WALTER CRONXITE reports on the likely local consequences of this morning’s announcement of a General Election on June 8Croydon Central, which has been a marginal parliamentary seat for 30 years, where gaffe-prone Gavin Barwell was returned in 2015 with just a 165-vote majority, could see the Tory housing minister re-elected by a margin of more than 5,000 votes at the snap General Election in June.
The unelected Prime Minister, Theresa Maybe, took to the steps of No10 Downing Street this morning to announce that she was abandoning yet another of the “principled” acts of the Tory-led coalition, binning the Fixed Term Parliament Act, in order to hold a General Election on June 8. According to May, the country is united behind Brexit, but those pesky Westminster politicians, from Labour, the FibDems and Scots Nats, are not doing her and her Tory colleagues’ bidding over the outcome of last year’s EU Referendum.
“Britain is leaving the European Union and there can be no turning back,” May said this morning, deliberately attempting to echo that heroine of the right, Thatcher.
“And as we look to the future, the Government has the right plan for negotiating our new relationship with Europe…
“…At this moment of enormous national significance there should be unity here in Westminster, but instead there is division.
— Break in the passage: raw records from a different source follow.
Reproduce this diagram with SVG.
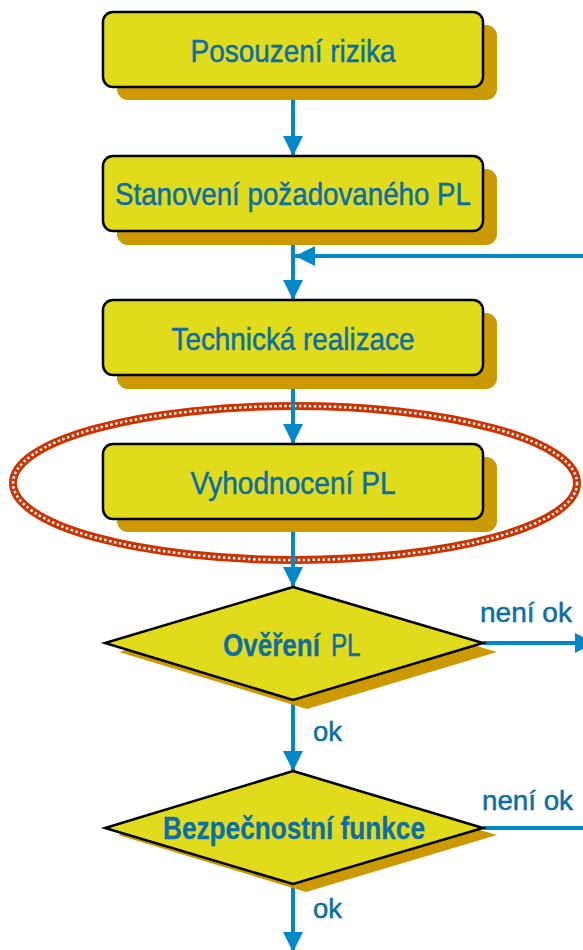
<svg xmlns="http://www.w3.org/2000/svg" width="583" height="950" viewBox="0 0 583 950">
  <style>
    .box { fill: #E0DC1C; stroke: #000; stroke-width: 2.5; }
    .shadow { fill: #CC9900; }
    .lbl { font-family: "Liberation Sans", sans-serif; fill: #0B6EA6; stroke: #0B6EA6; stroke-width: 0.5; }
    .big { font-size: 32px; text-anchor: middle; }
    .small { font-size: 27px; }
    .b { font-weight: bold; stroke-width: 0.3; }
    .conn { stroke: #0088C8; stroke-width: 4; fill: none; }
  </style>
  <defs>
    <marker id="arr" markerUnits="userSpaceOnUse" markerWidth="20" markerHeight="20" viewBox="0 0 16 16" refX="16" refY="8" orient="auto">
      <path d="M0,0 L16,8 L0,16 Z" fill="#0088C8"/>
    </marker>
  </defs>

  <rect width="583" height="950" fill="#fff"/>

  <!-- highlight ring around the evaluation step -->
  <g id="highlight">
    <ellipse cx="295" cy="483" rx="282" ry="77" fill="none" stroke="#CC3300" stroke-width="8"/>
    <ellipse cx="295" cy="483" rx="282" ry="77" fill="none" stroke="#fff" stroke-width="2.5" stroke-dasharray="2.5 2.5"/>
  </g>

  <g id="connectors">
    <line class="conn" x1="293" y1="87" x2="293" y2="156" marker-end="url(#arr)"/>
    <line class="conn" x1="293" y1="231" x2="293" y2="300" marker-end="url(#arr)"/>
    <line class="conn" x1="583" y1="256" x2="295" y2="256" marker-end="url(#arr)"/>
    <line class="conn" x1="293" y1="375" x2="293" y2="444" marker-end="url(#arr)"/>
    <line class="conn" x1="293" y1="519" x2="293" y2="587" marker-end="url(#arr)"/>
    <line class="conn" x1="483" y1="643" x2="595" y2="643" marker-end="url(#arr)"/>
    <line class="conn" x1="293" y1="700" x2="293" y2="771" marker-end="url(#arr)"/>
    <line class="conn" x1="483" y1="828" x2="583" y2="828"/>
    <line class="conn" x1="293" y1="884" x2="293" y2="952" marker-end="url(#arr)"/>
    <text class="lbl small" x="480" y="622" textLength="92" lengthAdjust="spacingAndGlyphs">není ok</text>
    <text class="lbl small" x="313" y="741" textLength="29" lengthAdjust="spacingAndGlyphs">ok</text>
    <text class="lbl small" x="482" y="810" textLength="91" lengthAdjust="spacingAndGlyphs">není ok</text>
    <text class="lbl small" x="313" y="918" textLength="29" lengthAdjust="spacingAndGlyphs">ok</text>
  </g>

  <g id="posouzeni">
    <rect class="shadow" x="117" y="25" width="380" height="75" rx="11"/>
    <rect class="box" x="103" y="12" width="380" height="75" rx="10"/>
    <text class="lbl big" x="293" y="62" textLength="205" lengthAdjust="spacingAndGlyphs">Posouzení rizika</text>
  </g>

  <g id="stanoveni">
    <rect class="shadow" x="117" y="169" width="380" height="76" rx="11"/>
    <rect class="box" x="103" y="156" width="380" height="75" rx="10"/>
    <text class="lbl big" x="293" y="205" textLength="356" lengthAdjust="spacingAndGlyphs">Stanovení požadovaného PL</text>
  </g>

  <g id="realizace">
    <rect class="shadow" x="117" y="313" width="380" height="76" rx="11"/>
    <rect class="box" x="103" y="300" width="380" height="75" rx="10"/>
    <text class="lbl big" x="293" y="350" textLength="243" lengthAdjust="spacingAndGlyphs">Technická realizace</text>
  </g>

  <g id="vyhodnoceni">
    <rect class="shadow" x="117" y="457" width="380" height="75" rx="11"/>
    <rect class="box" x="103" y="444" width="380" height="75" rx="10"/>
    <text class="lbl big" x="293" y="494" textLength="205" lengthAdjust="spacingAndGlyphs">Vyhodnocení PL</text>
  </g>

  <g id="overeni">
    <polygon class="shadow" points="307,596 497,652 307,709 119,652"/>
    <polygon class="box" points="293,587 483,643 293,700 105,643"/>
    <!-- condensed look via horizontal scaling -->
    <text class="lbl b" font-size="31" transform="translate(223,656) scale(0.84,1)">Ověření</text>
    <text class="lbl" font-size="31" transform="translate(331,656) scale(0.78,1)">PL</text>
  </g>

  <g id="bezpecnostni">
    <polygon class="shadow" points="306,779 497,835 306,892 118,835"/>
    <polygon class="box" points="293,771 483,828 293,884 105,828"/>
    <text class="lbl b" font-size="31" x="163" y="839" textLength="262" lengthAdjust="spacingAndGlyphs">Bezpečnostní funkce</text>
  </g>
</svg>
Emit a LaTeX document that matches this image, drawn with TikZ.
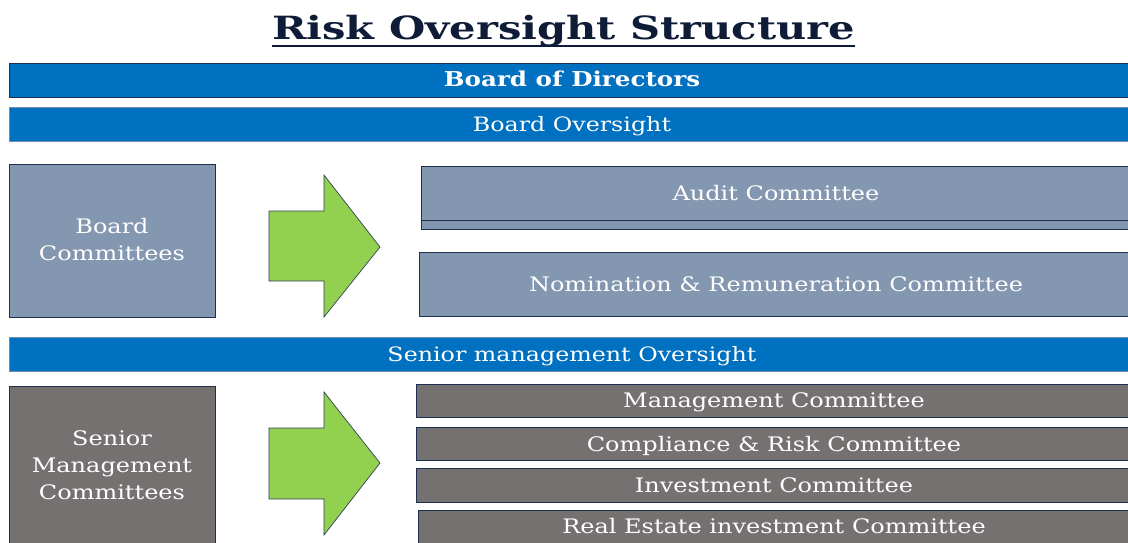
\documentclass[tikz,border=0pt]{standalone}
\usepackage{fontspec}
\setmainfont[FakeStretch=1.2]{DejaVu Serif}
\newfontfamily\titlefont[FakeStretch=1.3]{DejaVu Serif}
\usetikzlibrary{calc}
\definecolor{barblue}{HTML}{0070C0}
\definecolor{slate}{HTML}{8497B0}
\definecolor{greybox}{HTML}{767171}
\definecolor{arrowgreen}{HTML}{92D050}
\definecolor{navy}{HTML}{1F2F4F}
\definecolor{titlec}{HTML}{0F1C38}
\definecolor{lightedge}{HTML}{6F8FAF}
\begin{document}
\begin{tikzpicture}[x=1pt,y=-1pt,
  bar/.style={fill=barblue, draw=lightedge, line width=0.8pt},
  slatebox/.style={fill=slate, draw=navy, line width=1pt},
  greyboxst/.style={fill=greybox, draw=navy, line width=1pt},
  bigarrow/.style={fill=arrowgreen, draw=navy!80!gray, line width=0.7pt},
  label/.style={text=white, inner sep=0pt, font=\fontsize{20}{27}\selectfont, align=center},
  baselabel/.style={label, anchor=base},
  barlabel/.style={text=white, inner sep=0pt, anchor=base, font=\fontsize{19.8}{22}\selectfont},
]
\useasboundingbox (0,0) rectangle (1128,542);
\clip (0,0) rectangle (1128,542);
\fill[white] (0,0) rectangle (1128,542);

% title
\node[inner sep=0pt, anchor=base, text=titlec, font=\titlefont\bfseries\fontsize{32}{34}\selectfont] (title) at (563.5,39) {Risk Oversight Structure};
\draw[titlec, line width=2.5pt] ($(title.base west)+(0,7)$) -- ($(title.base east)+(0,7)$);

% bars
\draw[bar, draw=navy] (9,63) rectangle (1135,97);
\node[barlabel, font=\bfseries\fontsize{20.5}{22}\selectfont] (bod) at (572,86.5) {Board of Directors};
\draw[bar] (9,107) rectangle (1135,141);
\node[barlabel] (bo) at (572,131) {Board Oversight};
\draw[bar] (9,337) rectangle (1135,371);
\node[barlabel] (smo) at (572,361) {Senior management Oversight};

% board committees
\draw[slatebox] (9,164) rectangle (215,317);
\node[label] (bc) at (112,240) {Board\\Committees};
\draw[bigarrow] (269,211) -- (324,211) -- (324,175) -- (380,247) -- (324,317) -- (324,281) -- (269,281) -- cycle;
\draw[slatebox] (421,166) rectangle (1131,229);
\draw[navy, line width=1pt] (421,220) -- (1131,220);
\node[baselabel] (audit) at (776,200) {Audit Committee};
\draw[slatebox] (419,252) rectangle (1131,316);
\node[baselabel] (nom) at (776,291) {Nomination \& Remuneration Committee};

% senior management committees
\draw[greyboxst] (9,386) rectangle (215,560);
\node[label] (smc) at (112,465) {Senior\\Management\\Committees};
\draw[bigarrow] (269,428) -- (324,428) -- (324,392) -- (380,463) -- (324,535) -- (324,499) -- (269,499) -- cycle;
\draw[greyboxst] (416,384) rectangle (1131,417);
\node[baselabel] (mc) at (774,407) {Management Committee};
\draw[greyboxst] (416,427) rectangle (1131,460);
\node[baselabel] (crc) at (774,451) {Compliance \& Risk Committee};
\draw[greyboxst] (416,468) rectangle (1131,502);
\node[baselabel] (ic) at (774,492) {Investment Committee};
\draw[greyboxst] (418,510) rectangle (1131,560);
\node[baselabel] (reic) at (774,533) {Real Estate investment Committee};
\end{tikzpicture}
\end{document}
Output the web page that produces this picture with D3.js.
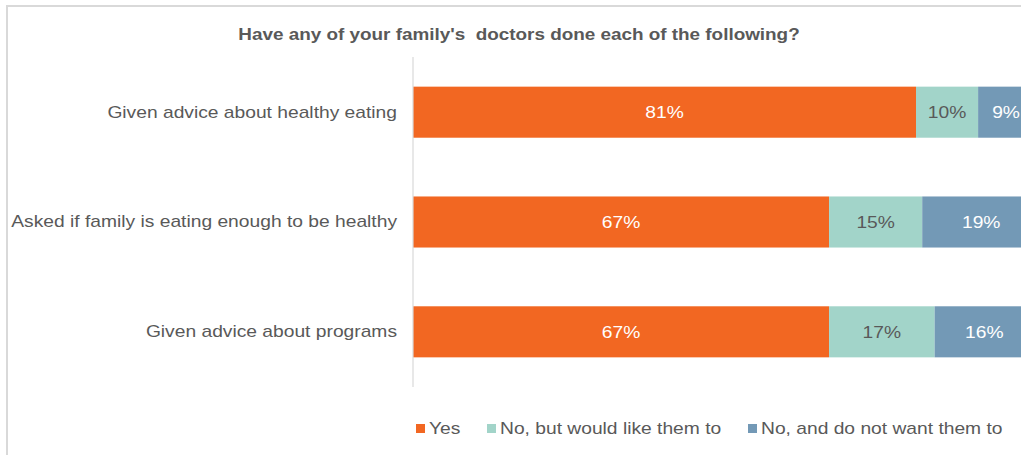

The country is coming together, but Westminster is not,” May said, as if surprised that the opposition parties were… well, opposed to her government.
Today’s election announcement contradicts everything May has said, even since before being anointed as Conservative Party leader last year without an election. She has repeatedly ruled out holding a General Election before the set date of 2020.
As The Guardian is reporting this morning, on June 30, in the speech that launched her bid, she explicitly ruled it out.
Then in her first major interview after taking office she told the Andrew Marr Show last September that the UK needed a period of stability after the shock Brexit vote.
She said: “I’m not going to be calling a snap election. I’ve been very clear that I think we need that period of time, that stability, to be able to deal with the issues that the country is facing and have that election in 2020.”
In her Christmas message in 2016 May also strongly hinted that an early election was not on the agenda by calling for unity.
She said: “Of course, the referendum laid bare some further divisions in our country – between those who are prospering, and those who are not … those for whom our country works well, and those for whom it does not.”
As recently as last month Downing Street said that an early election was “not going to happen”.
So much for Tory politicians and their promises, eh?It means that the country faces more than six weeks of campaigning for a nationwide vote for the third time in two years. So much for stability in the face of Brexit, eh?
The Tories have had a just-working majority of only 12 since the 2015 General Election. But with around 20 Tory MPs facing police investigations over their expenses declarations in 2015, so it could be that May has decided to cut and run now, before her administration is mired in scandal as well as bungling its way through the Brexit negotiations.
And there is a cold calculation in the Conservatives’ decision, hoping to capitalise on the on-going division within the Labour Party, prompted by the refusal of many in the parliamentary party, including Croydon North MP, Steve Reed OBE, to accept the leadership of Jeremy Corbyn.
With Labour reported by pollsters over the weekend to be 21 per cent adrift of the Tories, Electoral Calculus predicts that Croydon Central will vote 48 per cent for the Conservatives and 37 per cent for Labour, which based on previous election turn-out will see the Tory majority rise to 5,768 votes.
The borough’s two other parliamentary seats, Croydon North and Croydon South, with substantial majorities for their standing MPs, respectively Steve Reed and Tory Chris Philp, are unlikely to be much affected by the national opinion polls – though the snap election does mean that Reed is likely to escape constituency party calls for his re-selection for his part in last summer’s “Chicken Coup” against Corbyn.
In Barwell’s Croydon Central seat, Labour does not, as yet, have a nominated candidate. The 2015 runner-up, Sarah Jones, has the backing of Croydon Council leader Tony Newman – which could be a little awkward if his deputy, Alison Butler, seeks selection once more, as she did three years ago. Inside Croydon understands that the local Constituency Labour Party has called an emergency meeting tonight to discuss selection and campaigning arrangements.
May’s announcement today means that Labour and most of the other parties have now to conduct candidate selection in just a couple of weeks. In Croydon Central, the rarely seen LibDems have already picked Gill Hickson, the underwhelming candidate in Croydon South last time round. So it appears that they have resigned themselves to not contesting the seat seriously, either.
Meanwhile, Tory candidates such as Barwell are likely to hit the ground with their platoons of willing leaflet deliverers before the end of the week.